**Stated task**
Beginning with the first line of the data below, reproduce every line unchanged, ending with the line that holds "const markedB = [true, true, true, false, true, false, true];".

-- BEGIN Supplied data --

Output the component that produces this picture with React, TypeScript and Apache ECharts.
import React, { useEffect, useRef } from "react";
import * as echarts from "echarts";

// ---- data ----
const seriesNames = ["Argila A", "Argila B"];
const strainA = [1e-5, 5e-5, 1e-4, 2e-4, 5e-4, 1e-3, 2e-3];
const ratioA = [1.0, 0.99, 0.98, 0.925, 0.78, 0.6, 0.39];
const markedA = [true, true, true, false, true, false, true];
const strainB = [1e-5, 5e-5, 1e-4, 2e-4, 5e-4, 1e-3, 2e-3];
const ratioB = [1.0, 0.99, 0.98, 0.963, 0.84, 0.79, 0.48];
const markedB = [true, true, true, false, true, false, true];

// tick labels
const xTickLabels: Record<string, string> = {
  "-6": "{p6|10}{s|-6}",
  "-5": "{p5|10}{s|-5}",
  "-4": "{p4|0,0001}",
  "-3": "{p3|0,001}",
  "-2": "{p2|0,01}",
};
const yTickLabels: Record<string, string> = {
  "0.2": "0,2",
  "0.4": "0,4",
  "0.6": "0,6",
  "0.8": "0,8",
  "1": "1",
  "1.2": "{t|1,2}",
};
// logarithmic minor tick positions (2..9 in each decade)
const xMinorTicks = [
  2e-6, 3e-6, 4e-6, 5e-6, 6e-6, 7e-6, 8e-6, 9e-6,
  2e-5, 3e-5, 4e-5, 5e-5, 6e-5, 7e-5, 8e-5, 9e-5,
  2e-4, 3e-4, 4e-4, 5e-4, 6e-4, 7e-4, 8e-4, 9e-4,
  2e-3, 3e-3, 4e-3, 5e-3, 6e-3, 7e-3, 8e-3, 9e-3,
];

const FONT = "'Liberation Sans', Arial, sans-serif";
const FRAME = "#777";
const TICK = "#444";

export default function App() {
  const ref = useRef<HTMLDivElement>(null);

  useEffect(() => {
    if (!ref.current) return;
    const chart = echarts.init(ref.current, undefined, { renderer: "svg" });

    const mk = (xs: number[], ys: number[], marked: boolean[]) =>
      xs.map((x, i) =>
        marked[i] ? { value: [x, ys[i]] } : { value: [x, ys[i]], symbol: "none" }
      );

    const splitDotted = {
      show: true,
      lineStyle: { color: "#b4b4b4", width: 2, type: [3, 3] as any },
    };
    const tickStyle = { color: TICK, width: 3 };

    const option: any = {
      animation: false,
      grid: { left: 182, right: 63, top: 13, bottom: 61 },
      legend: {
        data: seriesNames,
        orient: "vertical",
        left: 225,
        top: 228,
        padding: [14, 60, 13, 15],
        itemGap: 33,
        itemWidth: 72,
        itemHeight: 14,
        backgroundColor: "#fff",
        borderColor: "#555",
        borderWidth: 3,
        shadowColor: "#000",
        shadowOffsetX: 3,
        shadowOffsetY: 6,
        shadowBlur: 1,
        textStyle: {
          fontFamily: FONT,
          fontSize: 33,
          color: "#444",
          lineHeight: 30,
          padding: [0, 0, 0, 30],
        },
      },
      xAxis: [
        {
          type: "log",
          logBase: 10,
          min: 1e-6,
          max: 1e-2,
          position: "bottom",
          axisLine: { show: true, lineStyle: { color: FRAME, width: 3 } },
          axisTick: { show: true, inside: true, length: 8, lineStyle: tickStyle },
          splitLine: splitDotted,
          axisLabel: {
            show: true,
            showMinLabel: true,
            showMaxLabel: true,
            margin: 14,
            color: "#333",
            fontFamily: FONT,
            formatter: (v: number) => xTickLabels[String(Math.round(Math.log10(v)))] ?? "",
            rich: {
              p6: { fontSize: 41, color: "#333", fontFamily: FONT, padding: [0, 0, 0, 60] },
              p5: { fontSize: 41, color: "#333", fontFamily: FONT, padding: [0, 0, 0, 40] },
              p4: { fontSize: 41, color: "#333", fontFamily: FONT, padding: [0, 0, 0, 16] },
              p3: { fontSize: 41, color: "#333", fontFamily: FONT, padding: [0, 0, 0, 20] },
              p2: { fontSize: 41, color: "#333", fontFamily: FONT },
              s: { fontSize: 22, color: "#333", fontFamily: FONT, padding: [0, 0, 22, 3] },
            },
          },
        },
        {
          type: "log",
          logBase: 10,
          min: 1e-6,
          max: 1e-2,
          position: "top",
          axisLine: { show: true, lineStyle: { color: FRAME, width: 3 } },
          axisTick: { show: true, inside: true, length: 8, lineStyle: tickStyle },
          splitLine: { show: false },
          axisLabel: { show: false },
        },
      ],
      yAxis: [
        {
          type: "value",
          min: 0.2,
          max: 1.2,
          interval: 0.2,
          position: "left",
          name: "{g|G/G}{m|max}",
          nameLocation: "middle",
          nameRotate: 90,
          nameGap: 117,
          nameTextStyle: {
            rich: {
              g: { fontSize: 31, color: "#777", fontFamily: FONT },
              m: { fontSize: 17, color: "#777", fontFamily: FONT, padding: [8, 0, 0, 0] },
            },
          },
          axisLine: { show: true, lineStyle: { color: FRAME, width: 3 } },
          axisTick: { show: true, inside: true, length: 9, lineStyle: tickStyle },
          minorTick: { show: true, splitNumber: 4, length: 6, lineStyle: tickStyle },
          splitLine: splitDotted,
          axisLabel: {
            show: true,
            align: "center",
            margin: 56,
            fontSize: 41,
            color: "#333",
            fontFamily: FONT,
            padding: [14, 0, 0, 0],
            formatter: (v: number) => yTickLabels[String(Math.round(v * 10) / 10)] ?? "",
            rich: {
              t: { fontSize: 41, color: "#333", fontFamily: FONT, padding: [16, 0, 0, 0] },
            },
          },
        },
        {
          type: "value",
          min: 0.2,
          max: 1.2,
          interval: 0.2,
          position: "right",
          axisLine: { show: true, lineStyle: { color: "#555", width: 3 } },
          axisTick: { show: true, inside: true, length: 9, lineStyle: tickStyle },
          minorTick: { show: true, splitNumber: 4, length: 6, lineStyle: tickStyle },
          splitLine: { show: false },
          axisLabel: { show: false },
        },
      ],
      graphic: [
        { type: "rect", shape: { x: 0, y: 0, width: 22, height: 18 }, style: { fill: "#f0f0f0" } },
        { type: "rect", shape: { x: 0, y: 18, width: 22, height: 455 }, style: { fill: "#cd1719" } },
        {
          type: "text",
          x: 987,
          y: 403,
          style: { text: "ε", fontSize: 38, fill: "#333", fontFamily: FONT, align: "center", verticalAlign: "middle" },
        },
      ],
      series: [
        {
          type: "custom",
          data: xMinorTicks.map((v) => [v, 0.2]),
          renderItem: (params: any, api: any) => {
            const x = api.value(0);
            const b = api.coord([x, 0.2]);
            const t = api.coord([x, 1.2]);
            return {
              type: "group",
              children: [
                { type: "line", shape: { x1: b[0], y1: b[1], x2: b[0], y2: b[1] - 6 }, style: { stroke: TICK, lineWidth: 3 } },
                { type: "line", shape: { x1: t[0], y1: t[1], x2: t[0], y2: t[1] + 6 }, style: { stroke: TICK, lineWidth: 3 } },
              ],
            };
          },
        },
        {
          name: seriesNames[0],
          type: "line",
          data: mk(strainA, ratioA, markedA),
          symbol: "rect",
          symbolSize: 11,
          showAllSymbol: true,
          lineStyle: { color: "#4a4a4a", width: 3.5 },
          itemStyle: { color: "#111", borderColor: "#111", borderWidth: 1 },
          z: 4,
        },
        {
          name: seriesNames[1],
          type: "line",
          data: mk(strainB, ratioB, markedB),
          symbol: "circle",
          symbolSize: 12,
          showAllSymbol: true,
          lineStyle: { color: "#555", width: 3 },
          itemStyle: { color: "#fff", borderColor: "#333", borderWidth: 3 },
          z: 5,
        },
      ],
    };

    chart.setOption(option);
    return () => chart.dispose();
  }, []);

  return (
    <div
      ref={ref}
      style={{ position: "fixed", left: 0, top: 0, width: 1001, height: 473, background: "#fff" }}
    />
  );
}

-- END Supplied data --

**Exercise solution**
Output the component that produces this picture with React, TypeScript and Apache ECharts.
import React, { useEffect, useRef } from "react";
import * as echarts from "echarts";

// ---- data ----
const seriesNames = ["Argila A", "Argila B"];
const strainA = [1e-5, 5e-5, 1e-4, 2e-4, 5e-4, 1e-3, 2e-3];
const ratioA = [1.0, 0.99, 0.98, 0.925, 0.78, 0.6, 0.39];
const markedA = [true, true, true, false, true, false, true];
const strainB = [1e-5, 5e-5, 1e-4, 2e-4, 5e-4, 1e-3, 2e-3];
const ratioB = [1.0, 0.99, 0.98, 0.963, 0.84, 0.79, 0.48];
const markedB = [true, true, true, false, true, false, true];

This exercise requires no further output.